• [To be done]:
Exactly retype the lines of the material from its first line to the line with "ax.yaxis.label.set_y(0.47)", including both.

• [Records for this task]:

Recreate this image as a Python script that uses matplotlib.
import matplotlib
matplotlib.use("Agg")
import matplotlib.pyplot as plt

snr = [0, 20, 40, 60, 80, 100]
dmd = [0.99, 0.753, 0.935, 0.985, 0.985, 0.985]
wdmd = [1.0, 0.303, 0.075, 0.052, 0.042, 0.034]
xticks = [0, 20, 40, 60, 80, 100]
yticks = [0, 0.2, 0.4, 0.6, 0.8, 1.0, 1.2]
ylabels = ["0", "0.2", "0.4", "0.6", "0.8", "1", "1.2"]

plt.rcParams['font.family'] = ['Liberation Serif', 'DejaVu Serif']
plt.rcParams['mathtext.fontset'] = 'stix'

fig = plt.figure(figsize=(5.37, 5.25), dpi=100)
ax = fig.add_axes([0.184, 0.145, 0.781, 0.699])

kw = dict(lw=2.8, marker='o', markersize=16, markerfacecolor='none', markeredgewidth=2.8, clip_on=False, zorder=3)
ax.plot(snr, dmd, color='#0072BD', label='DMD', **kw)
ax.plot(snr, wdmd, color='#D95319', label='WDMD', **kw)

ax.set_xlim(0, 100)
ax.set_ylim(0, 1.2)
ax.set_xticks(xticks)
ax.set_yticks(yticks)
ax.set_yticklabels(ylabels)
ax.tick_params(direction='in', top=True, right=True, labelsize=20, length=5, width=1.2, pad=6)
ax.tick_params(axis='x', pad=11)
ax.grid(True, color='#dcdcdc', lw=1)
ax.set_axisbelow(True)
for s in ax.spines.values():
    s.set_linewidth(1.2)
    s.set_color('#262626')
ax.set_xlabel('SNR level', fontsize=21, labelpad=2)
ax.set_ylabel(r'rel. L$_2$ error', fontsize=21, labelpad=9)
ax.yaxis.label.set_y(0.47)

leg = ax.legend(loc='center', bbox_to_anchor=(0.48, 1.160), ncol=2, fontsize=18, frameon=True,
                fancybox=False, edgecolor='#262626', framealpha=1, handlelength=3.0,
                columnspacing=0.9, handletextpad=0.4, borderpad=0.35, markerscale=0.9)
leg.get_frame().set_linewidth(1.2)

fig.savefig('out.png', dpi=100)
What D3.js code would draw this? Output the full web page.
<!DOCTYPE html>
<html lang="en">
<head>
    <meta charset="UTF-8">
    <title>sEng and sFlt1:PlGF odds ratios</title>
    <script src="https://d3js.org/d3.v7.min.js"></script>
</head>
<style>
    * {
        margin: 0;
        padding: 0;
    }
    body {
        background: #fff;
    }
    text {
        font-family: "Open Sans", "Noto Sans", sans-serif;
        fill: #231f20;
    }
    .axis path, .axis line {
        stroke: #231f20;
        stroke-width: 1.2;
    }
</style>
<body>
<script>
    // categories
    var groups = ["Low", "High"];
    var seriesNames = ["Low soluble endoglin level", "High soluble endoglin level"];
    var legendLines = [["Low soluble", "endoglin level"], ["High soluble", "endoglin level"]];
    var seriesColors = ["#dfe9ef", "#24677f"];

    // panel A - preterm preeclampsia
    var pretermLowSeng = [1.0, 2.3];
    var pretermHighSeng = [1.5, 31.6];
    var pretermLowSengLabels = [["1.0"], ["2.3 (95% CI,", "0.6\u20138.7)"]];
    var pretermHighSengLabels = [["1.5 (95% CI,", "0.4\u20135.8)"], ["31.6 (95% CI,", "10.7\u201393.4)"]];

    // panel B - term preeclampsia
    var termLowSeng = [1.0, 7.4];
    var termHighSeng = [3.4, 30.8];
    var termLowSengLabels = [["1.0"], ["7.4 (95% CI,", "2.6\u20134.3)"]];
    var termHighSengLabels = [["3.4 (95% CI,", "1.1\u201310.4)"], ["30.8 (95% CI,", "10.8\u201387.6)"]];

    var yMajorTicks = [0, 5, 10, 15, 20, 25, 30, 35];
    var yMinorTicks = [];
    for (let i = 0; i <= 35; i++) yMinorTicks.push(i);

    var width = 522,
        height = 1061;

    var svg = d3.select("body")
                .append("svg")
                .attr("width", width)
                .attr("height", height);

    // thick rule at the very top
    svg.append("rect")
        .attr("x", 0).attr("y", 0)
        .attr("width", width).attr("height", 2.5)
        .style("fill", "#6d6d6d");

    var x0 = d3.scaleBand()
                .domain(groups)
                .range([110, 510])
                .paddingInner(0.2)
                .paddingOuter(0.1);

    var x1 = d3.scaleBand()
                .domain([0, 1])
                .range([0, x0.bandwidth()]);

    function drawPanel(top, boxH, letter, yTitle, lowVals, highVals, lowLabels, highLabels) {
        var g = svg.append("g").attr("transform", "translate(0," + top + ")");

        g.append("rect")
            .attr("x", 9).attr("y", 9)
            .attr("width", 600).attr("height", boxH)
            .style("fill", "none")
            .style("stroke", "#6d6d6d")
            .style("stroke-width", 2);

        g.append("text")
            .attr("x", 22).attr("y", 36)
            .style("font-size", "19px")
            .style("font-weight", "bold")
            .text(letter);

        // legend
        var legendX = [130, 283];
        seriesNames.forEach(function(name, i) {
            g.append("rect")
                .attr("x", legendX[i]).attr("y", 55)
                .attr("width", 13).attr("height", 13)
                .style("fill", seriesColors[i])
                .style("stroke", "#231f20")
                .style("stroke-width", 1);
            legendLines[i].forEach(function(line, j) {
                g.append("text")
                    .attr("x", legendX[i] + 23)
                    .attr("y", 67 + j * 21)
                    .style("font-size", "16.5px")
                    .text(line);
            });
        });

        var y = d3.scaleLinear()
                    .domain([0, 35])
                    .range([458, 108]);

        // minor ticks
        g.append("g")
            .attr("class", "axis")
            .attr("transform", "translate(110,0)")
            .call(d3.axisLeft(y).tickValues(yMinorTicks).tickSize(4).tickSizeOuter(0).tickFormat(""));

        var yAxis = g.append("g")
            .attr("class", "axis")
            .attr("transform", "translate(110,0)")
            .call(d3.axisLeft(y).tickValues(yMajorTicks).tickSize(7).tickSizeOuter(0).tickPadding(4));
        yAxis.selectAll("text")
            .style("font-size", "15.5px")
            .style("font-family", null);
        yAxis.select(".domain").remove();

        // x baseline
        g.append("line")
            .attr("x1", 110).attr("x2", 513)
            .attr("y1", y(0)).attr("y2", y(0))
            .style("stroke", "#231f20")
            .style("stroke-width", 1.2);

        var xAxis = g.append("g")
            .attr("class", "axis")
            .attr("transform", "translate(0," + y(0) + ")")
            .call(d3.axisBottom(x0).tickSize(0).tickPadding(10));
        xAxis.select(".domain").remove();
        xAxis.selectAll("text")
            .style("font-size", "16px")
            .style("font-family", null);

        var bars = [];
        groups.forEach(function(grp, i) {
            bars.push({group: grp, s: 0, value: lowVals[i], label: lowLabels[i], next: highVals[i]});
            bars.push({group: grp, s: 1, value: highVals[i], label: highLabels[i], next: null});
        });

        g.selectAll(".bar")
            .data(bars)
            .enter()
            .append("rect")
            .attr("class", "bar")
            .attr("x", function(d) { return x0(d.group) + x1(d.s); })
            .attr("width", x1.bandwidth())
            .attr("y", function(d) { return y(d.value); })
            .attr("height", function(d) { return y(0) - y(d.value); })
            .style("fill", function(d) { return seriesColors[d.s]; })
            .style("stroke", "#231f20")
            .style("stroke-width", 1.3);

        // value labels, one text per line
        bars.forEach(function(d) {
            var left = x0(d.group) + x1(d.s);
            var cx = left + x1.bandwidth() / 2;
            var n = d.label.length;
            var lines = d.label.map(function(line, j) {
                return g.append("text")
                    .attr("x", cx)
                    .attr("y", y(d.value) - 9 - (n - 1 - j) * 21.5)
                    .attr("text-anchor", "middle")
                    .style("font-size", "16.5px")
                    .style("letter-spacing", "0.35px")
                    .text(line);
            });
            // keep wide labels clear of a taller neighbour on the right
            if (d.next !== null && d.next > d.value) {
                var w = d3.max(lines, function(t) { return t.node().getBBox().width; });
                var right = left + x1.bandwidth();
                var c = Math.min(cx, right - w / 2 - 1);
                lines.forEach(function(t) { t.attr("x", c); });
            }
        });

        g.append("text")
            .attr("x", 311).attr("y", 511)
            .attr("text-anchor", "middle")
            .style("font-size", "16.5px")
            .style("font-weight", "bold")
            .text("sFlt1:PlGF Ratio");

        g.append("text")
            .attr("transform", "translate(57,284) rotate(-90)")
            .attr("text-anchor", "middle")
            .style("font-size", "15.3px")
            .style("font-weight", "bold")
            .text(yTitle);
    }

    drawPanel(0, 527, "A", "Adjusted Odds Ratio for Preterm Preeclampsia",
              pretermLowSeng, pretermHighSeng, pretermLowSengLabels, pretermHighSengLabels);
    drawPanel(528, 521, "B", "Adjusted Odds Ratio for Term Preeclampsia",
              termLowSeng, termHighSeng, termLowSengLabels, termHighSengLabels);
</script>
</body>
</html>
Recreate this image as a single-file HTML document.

• [Result below]:
Recreate this image as a Python script that uses matplotlib.
import matplotlib
matplotlib.use("Agg")
import matplotlib.pyplot as plt

snr = [0, 20, 40, 60, 80, 100]
dmd = [0.99, 0.753, 0.935, 0.985, 0.985, 0.985]
wdmd = [1.0, 0.303, 0.075, 0.052, 0.042, 0.034]
xticks = [0, 20, 40, 60, 80, 100]
yticks = [0, 0.2, 0.4, 0.6, 0.8, 1.0, 1.2]
ylabels = ["0", "0.2", "0.4", "0.6", "0.8", "1", "1.2"]

plt.rcParams['font.family'] = ['Liberation Serif', 'DejaVu Serif']
plt.rcParams['mathtext.fontset'] = 'stix'

fig = plt.figure(figsize=(5.37, 5.25), dpi=100)
ax = fig.add_axes([0.184, 0.145, 0.781, 0.699])

kw = dict(lw=2.8, marker='o', markersize=16, markerfacecolor='none', markeredgewidth=2.8, clip_on=False, zorder=3)
ax.plot(snr, dmd, color='#0072BD', label='DMD', **kw)
ax.plot(snr, wdmd, color='#D95319', label='WDMD', **kw)

ax.set_xlim(0, 100)
ax.set_ylim(0, 1.2)
ax.set_xticks(xticks)
ax.set_yticks(yticks)
ax.set_yticklabels(ylabels)
ax.tick_params(direction='in', top=True, right=True, labelsize=20, length=5, width=1.2, pad=6)
ax.tick_params(axis='x', pad=11)
ax.grid(True, color='#dcdcdc', lw=1)
ax.set_axisbelow(True)
for s in ax.spines.values():
    s.set_linewidth(1.2)
    s.set_color('#262626')
ax.set_xlabel('SNR level', fontsize=21, labelpad=2)
ax.set_ylabel(r'rel. L$_2$ error', fontsize=21, labelpad=9)
ax.yaxis.label.set_y(0.47)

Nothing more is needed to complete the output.